Data block:
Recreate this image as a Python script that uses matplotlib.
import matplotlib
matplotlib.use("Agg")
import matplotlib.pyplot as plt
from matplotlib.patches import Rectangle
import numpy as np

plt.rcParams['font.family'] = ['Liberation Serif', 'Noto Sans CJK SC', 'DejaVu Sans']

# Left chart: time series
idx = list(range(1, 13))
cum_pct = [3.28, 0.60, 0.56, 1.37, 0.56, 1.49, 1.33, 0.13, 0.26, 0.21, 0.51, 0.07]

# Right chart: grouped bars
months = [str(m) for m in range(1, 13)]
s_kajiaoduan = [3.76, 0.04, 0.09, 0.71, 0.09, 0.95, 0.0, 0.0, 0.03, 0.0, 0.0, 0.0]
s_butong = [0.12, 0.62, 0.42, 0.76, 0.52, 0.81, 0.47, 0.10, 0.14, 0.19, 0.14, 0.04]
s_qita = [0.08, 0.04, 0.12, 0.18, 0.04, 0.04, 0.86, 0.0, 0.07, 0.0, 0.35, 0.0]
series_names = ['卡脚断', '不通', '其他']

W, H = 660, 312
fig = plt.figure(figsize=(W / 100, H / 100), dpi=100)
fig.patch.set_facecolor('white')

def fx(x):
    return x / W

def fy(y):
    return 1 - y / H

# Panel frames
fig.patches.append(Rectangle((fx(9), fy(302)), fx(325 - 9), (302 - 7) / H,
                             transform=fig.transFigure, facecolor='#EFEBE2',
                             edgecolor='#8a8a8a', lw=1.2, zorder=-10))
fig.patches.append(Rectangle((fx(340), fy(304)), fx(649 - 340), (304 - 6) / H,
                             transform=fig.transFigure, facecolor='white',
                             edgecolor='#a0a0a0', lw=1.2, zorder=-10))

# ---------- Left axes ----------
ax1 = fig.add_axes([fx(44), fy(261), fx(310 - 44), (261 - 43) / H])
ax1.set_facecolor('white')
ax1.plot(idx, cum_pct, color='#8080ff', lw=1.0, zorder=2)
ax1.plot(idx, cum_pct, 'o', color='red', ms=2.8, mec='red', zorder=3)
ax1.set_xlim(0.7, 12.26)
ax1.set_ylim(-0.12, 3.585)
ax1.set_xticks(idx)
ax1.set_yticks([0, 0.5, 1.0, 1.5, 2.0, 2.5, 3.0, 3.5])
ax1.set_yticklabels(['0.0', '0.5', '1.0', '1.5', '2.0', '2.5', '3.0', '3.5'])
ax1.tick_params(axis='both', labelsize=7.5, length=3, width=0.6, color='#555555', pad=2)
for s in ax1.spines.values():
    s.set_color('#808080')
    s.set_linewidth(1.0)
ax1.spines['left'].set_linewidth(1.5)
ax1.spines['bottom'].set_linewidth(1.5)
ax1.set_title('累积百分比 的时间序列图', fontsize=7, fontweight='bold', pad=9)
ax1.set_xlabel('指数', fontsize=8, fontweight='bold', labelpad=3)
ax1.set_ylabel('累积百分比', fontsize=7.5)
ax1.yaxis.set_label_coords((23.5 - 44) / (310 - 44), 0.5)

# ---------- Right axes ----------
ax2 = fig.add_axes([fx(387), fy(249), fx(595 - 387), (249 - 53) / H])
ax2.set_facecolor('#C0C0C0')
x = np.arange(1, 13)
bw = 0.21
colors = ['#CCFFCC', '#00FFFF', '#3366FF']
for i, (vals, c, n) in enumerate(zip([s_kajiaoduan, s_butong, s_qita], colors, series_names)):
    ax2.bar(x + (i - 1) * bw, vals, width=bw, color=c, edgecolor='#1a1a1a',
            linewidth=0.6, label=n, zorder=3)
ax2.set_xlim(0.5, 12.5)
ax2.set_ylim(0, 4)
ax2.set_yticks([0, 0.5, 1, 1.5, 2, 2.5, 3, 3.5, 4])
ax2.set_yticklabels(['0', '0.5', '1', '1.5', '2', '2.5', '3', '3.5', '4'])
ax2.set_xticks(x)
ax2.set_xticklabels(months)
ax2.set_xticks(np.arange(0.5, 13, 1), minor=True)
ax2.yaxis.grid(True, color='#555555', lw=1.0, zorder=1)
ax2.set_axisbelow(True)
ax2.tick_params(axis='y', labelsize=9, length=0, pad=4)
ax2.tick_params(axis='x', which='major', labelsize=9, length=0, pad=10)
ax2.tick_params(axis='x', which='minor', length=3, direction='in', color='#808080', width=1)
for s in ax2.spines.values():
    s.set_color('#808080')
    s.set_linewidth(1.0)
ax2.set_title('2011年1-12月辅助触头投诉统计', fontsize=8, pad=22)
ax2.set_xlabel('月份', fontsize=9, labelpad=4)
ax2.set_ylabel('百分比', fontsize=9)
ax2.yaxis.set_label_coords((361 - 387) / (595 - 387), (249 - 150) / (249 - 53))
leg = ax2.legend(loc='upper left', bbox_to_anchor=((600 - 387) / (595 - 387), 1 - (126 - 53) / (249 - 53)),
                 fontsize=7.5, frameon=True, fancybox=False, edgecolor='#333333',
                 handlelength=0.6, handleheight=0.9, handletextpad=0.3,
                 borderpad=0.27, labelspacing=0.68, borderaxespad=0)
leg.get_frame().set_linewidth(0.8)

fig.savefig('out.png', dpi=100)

The exercise: Only the lines from the top of the data through the line that contains "plt.rcParams['font.family'] = ['Liberation" should be quoted, exactly as they stand.

Task solution:
Recreate this image as a Python script that uses matplotlib.
import matplotlib
matplotlib.use("Agg")
import matplotlib.pyplot as plt
from matplotlib.patches import Rectangle
import numpy as np

plt.rcParams['font.family'] = ['Liberation Serif', 'Noto Sans CJK SC', 'DejaVu Sans']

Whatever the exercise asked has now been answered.